**WHAT YOU HAVE TO DO:** Look through the material and copy each line holding "with".

**DATA ROWS:**
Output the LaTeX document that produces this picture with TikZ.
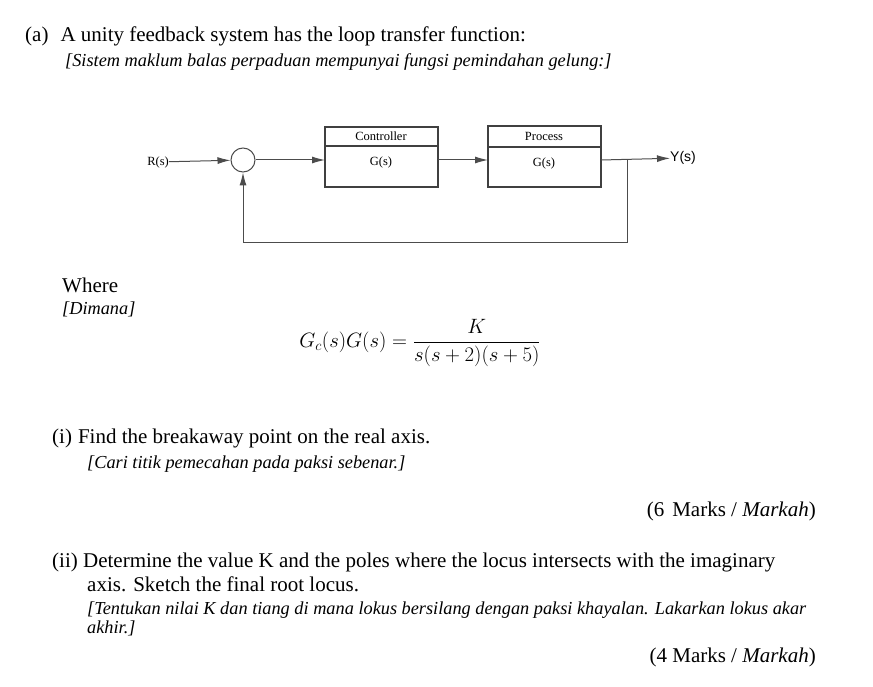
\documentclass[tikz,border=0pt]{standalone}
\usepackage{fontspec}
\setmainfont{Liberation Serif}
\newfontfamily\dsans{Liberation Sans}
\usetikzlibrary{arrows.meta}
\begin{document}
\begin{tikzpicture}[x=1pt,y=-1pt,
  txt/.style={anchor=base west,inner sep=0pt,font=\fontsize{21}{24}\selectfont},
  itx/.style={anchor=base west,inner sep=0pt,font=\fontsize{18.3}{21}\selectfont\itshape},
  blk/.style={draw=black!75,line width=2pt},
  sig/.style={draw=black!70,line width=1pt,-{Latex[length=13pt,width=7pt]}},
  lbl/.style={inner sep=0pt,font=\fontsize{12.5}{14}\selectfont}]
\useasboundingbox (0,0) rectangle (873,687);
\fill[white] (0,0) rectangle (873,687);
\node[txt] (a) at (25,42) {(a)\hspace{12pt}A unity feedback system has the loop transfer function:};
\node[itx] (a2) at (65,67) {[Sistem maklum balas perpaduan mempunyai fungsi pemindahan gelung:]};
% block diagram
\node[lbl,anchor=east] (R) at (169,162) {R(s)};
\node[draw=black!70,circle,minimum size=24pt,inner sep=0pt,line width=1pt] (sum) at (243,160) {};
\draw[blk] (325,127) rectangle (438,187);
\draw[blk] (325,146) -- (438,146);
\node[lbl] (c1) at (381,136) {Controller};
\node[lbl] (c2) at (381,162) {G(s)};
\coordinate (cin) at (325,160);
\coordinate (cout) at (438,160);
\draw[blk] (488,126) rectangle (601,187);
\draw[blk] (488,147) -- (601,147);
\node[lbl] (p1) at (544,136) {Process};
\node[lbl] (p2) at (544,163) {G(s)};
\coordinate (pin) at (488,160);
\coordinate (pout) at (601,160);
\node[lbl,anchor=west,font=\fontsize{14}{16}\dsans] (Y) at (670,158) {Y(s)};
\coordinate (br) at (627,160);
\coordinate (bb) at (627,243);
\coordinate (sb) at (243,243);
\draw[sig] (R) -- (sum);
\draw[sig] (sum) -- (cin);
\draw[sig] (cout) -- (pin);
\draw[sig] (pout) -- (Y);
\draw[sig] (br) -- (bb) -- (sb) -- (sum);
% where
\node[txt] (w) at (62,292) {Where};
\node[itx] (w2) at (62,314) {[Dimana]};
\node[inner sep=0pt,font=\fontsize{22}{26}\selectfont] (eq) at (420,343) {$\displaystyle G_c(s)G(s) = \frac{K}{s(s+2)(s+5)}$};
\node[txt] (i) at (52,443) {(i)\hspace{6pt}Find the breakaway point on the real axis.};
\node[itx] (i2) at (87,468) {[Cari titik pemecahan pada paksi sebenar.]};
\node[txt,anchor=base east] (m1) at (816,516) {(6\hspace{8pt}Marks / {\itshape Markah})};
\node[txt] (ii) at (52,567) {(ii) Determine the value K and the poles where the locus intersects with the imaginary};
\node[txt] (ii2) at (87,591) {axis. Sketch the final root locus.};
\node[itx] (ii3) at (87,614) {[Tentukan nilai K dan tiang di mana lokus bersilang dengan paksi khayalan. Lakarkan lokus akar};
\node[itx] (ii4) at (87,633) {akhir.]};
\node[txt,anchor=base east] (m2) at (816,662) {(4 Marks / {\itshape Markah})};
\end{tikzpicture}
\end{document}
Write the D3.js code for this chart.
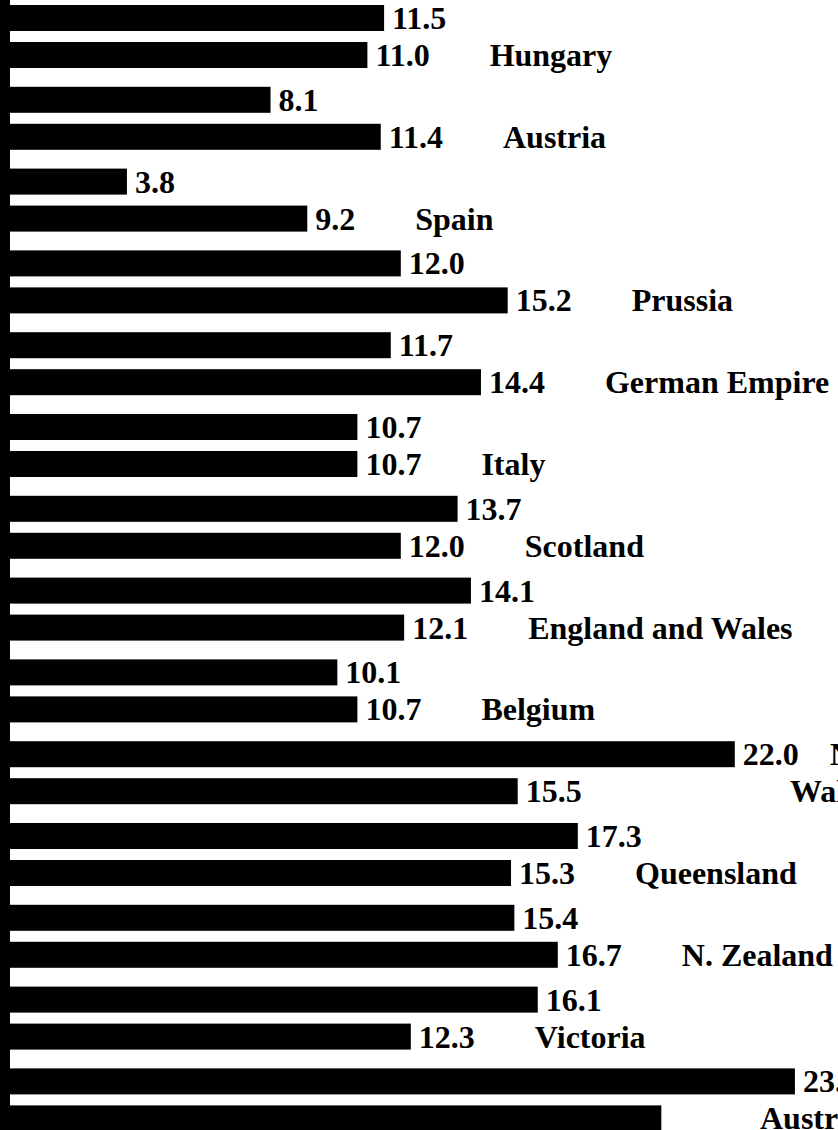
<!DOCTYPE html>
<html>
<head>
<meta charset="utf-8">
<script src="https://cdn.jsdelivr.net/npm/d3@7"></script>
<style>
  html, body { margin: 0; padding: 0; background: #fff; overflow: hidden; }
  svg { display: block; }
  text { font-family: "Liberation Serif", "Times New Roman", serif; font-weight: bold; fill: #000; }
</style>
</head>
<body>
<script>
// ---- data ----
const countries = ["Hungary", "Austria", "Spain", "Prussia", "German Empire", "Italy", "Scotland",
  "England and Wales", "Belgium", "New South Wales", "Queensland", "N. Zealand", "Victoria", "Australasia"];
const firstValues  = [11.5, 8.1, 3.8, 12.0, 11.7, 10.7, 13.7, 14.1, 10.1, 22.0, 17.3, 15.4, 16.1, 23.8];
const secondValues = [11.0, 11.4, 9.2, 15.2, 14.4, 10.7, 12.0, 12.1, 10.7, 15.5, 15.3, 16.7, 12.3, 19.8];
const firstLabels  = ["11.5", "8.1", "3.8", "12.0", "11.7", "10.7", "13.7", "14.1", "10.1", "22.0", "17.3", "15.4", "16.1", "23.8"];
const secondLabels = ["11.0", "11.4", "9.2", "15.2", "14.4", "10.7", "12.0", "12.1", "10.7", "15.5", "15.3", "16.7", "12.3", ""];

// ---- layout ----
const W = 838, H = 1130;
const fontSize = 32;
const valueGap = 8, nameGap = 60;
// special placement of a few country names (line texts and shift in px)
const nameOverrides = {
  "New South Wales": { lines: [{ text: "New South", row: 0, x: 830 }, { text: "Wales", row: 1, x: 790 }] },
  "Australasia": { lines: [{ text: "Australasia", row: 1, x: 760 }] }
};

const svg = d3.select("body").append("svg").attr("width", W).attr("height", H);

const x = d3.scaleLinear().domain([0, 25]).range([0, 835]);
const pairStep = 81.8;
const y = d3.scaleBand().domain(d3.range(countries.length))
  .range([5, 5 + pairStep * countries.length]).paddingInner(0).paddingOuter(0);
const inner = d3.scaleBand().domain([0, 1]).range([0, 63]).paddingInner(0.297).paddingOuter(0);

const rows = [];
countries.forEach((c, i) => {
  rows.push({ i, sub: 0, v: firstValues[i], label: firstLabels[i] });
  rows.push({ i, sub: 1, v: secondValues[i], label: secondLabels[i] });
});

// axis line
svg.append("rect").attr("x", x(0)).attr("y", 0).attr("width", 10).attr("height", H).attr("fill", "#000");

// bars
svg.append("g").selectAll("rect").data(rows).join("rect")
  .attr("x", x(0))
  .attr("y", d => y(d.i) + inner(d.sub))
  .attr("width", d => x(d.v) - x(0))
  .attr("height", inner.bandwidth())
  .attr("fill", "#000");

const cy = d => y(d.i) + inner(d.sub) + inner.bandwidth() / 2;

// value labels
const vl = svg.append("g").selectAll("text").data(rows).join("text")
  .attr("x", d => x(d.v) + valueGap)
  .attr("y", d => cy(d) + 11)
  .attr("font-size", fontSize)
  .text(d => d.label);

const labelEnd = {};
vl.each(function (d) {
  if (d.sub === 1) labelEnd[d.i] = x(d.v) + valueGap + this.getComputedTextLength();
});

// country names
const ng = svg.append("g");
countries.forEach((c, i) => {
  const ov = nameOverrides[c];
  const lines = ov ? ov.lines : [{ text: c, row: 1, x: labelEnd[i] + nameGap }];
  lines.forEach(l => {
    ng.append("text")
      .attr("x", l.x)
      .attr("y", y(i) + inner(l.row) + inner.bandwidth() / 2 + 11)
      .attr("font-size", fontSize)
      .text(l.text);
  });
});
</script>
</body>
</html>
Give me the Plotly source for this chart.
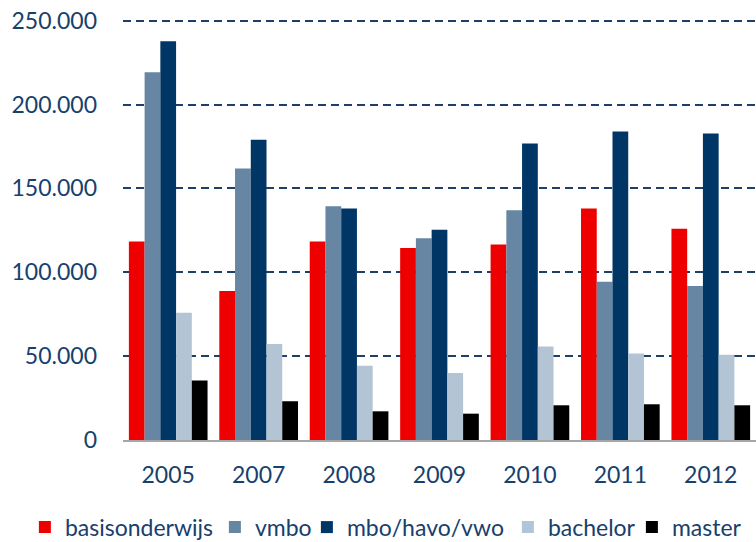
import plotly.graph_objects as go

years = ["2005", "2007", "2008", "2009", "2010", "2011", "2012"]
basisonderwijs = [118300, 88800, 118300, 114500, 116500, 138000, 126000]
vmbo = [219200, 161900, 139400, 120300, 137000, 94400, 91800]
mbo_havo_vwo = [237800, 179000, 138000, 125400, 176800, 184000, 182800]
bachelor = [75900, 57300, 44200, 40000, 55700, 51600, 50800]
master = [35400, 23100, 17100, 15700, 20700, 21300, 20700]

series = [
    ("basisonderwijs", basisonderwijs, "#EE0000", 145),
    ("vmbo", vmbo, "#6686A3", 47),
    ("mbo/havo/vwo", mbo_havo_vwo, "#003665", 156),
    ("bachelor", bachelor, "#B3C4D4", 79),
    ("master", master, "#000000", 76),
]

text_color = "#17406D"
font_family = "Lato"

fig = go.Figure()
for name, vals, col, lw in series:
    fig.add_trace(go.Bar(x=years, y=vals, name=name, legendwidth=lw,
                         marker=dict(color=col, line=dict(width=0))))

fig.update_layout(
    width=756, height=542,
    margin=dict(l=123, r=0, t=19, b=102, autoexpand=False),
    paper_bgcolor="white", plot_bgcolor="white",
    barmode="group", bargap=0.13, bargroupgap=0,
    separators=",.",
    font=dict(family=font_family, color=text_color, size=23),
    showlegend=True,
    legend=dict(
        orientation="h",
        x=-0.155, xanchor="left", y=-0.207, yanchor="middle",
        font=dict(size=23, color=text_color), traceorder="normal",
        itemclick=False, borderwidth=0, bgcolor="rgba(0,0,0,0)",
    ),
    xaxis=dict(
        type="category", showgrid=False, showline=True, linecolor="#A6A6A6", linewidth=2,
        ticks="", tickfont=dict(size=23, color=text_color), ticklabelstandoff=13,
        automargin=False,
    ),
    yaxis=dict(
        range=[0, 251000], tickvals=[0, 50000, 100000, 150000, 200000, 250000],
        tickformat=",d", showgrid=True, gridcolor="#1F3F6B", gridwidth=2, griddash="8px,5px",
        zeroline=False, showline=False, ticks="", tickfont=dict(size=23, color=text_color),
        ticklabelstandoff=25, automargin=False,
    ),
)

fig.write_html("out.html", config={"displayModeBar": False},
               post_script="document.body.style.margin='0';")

**COMPLETED TASK:**
Output the LaTeX document that produces this picture with TikZ.
\node[txt] (ii) at (52,567) {(ii) Determine the value K and the poles where the locus intersects with the imaginary};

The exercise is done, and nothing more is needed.